TextWeb converts web pages to markdown for LLM interaction
Ditch expensive screenshots: TextWeb lets LLMs browse the web as native markdown.
TextWeb, built by developer woheller69, is a markdown-based web renderer designed specifically for AI agents. Unlike traditional approaches that rely on expensive screenshot captures and vision-language model processing, TextWeb renders entire web pages as structured markdown text. This allows large language models (LLMs) to understand and interact with web content natively without needing vision capabilities. The tool supports full JavaScript execution, meaning it can handle dynamic pages and single-page applications. It also annotates interactive elements like text fields, buttons, and scrollable areas, making them directly accessible to the LLM via text-based reasoning.

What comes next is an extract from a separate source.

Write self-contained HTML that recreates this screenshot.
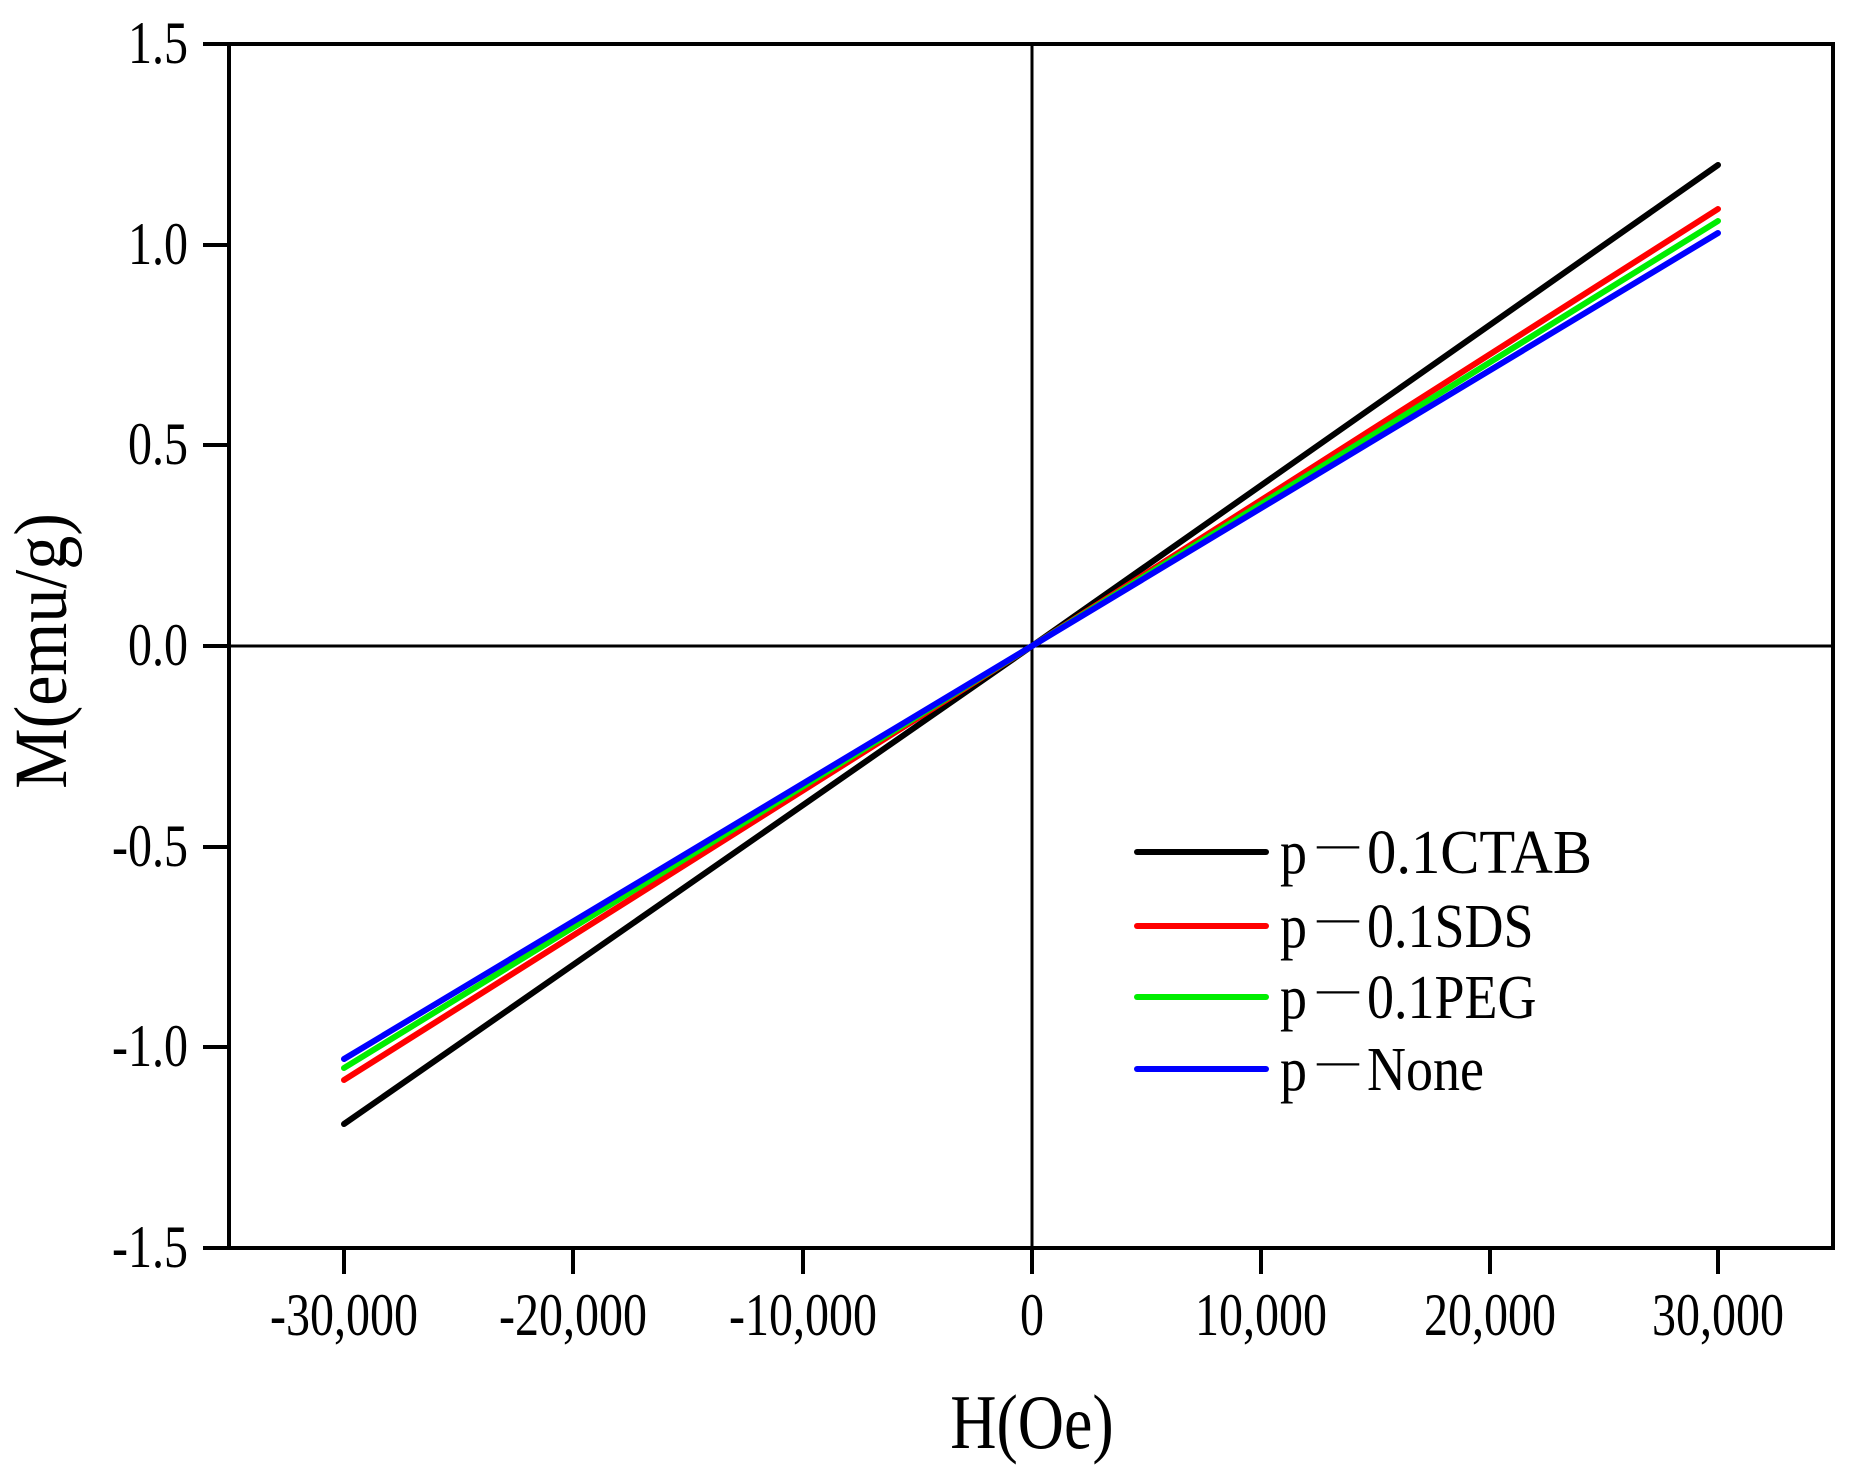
<!DOCTYPE html>
<html><head><meta charset="utf-8"><style>html,body{margin:0;padding:0;background:#fff}</style></head>
<body>
<svg width="1855" height="1475" xmlns="http://www.w3.org/2000/svg" font-family="Liberation Serif, serif">
<rect width="1855" height="1475" fill="#fff"/>
<line x1="229" y1="646" x2="1833" y2="646" stroke="#000" stroke-width="3"/>
<line x1="1032" y1="44" x2="1032" y2="1248" stroke="#000" stroke-width="3"/>
<g stroke-width="6" fill="none" stroke-linecap="round">
<polyline stroke="#000" points="344,1124 1032,646 1718,165"/>
<polyline stroke="#f00" points="344,1080 1032,646 1718,209"/>
<polyline stroke="#0e0" points="344,1068 1032,646 1718,221"/>
<polyline stroke="#00f" points="344,1059 1032,646 1718,233"/>
</g>
<rect x="229" y="44" width="1604" height="1204" fill="none" stroke="#000" stroke-width="4"/>
<g stroke="#000" stroke-width="4">
<line x1="203" y1="44" x2="229" y2="44"/><line x1="203" y1="245" x2="229" y2="245"/>
<line x1="203" y1="445" x2="229" y2="445"/><line x1="203" y1="646" x2="229" y2="646"/>
<line x1="203" y1="847" x2="229" y2="847"/><line x1="203" y1="1047" x2="229" y2="1047"/>
<line x1="203" y1="1248" x2="229" y2="1248"/>
<line x1="344" y1="1248" x2="344" y2="1274"/><line x1="573" y1="1248" x2="573" y2="1274"/>
<line x1="803" y1="1248" x2="803" y2="1274"/><line x1="1032" y1="1248" x2="1032" y2="1274"/>
<line x1="1261" y1="1248" x2="1261" y2="1274"/><line x1="1490" y1="1248" x2="1490" y2="1274"/>
<line x1="1718" y1="1248" x2="1718" y2="1274"/>
</g>
<g font-size="48" text-anchor="end">
<text transform="translate(188,63) scale(1,1.25)">1.5</text>
<text transform="translate(188,264) scale(1,1.25)">1.0</text>
<text transform="translate(188,464) scale(1,1.25)">0.5</text>
<text transform="translate(188,665) scale(1,1.25)">0.0</text>
<text transform="translate(188,866) scale(1,1.25)">-0.5</text>
<text transform="translate(188,1066) scale(1,1.25)">-1.0</text>
<text transform="translate(188,1267) scale(1,1.25)">-1.5</text>
</g>
<g font-size="48" text-anchor="middle">
<text transform="translate(344,1335) scale(1,1.25)">-30,000</text>
<text transform="translate(573,1335) scale(1,1.25)">-20,000</text>
<text transform="translate(803,1335) scale(1,1.25)">-10,000</text>
<text transform="translate(1032,1335) scale(1,1.25)">0</text>
<text transform="translate(1261,1335) scale(1,1.25)">10,000</text>
<text transform="translate(1490,1335) scale(1,1.25)">20,000</text>
<text transform="translate(1718,1335) scale(1,1.25)">30,000</text>
</g>
<text transform="translate(1032,1448) scale(1,1.2)" font-size="64" text-anchor="middle">H(Oe)</text>
<text transform="translate(66,651) rotate(-90) scale(1,1.1)" font-size="68" text-anchor="middle">M(emu/g)</text>
<g stroke-width="6" stroke-linecap="round">
<line x1="1137" y1="852" x2="1266" y2="852" stroke="#000"/>
<line x1="1137" y1="926" x2="1266" y2="926" stroke="#f00"/>
<line x1="1137" y1="997" x2="1266" y2="997" stroke="#0e0"/>
<line x1="1137" y1="1069" x2="1266" y2="1069" stroke="#00f"/>
</g>
<g font-size="54">
<g transform="translate(0,873) scale(1,1.15)"><text x="1280" y="0">p</text><text x="1317" y="-13" textLength="42" lengthAdjust="spacingAndGlyphs" font-size="40">—</text><text x="1367" y="0" textLength="225" lengthAdjust="spacingAndGlyphs">0.1CTAB</text></g>
<g transform="translate(0,947) scale(1,1.15)"><text x="1280" y="0">p</text><text x="1317" y="-13" textLength="42" lengthAdjust="spacingAndGlyphs" font-size="40">—</text><text x="1367" y="0">0.1SDS</text></g>
<g transform="translate(0,1018) scale(1,1.15)"><text x="1280" y="0">p</text><text x="1317" y="-13" textLength="42" lengthAdjust="spacingAndGlyphs" font-size="40">—</text><text x="1367" y="0">0.1PEG</text></g>
<g transform="translate(0,1090) scale(1,1.15)"><text x="1280" y="0">p</text><text x="1317" y="-13" textLength="42" lengthAdjust="spacingAndGlyphs" font-size="40">—</text><text x="1367" y="0">None</text></g>
</g>
</svg>
</body></html>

The tool comes with a command-line interface (CLI) for quick testing and an MCP (Model Context Protocol) server for integration into agent frameworks. It works seamlessly with llama.cpp's web UI, providing a local, cost-effective way for LLMs to browse and interact with web pages. Developers can use TextWeb to enable agents that navigate, scroll, input text, and click buttons—all without ever needing a vision model. This reduces API costs and latency while keeping the interaction purely text-based, which many LLMs handle more reliably. TextWeb is open source and available on GitHub, inviting community contributions and custom integrations.
- TextWeb renders full web pages as markdown with full JavaScript execution and interactive element annotations
- Offers both a CLI and an MCP server for easy integration into LLM workflows
- Works with llama.cpp web UI, enabling local, vision-free web browsing for AI agents
Why It Matters
Replaces costly vision-based web browsing for LLMs, enabling cheaper, faster agentic web interaction.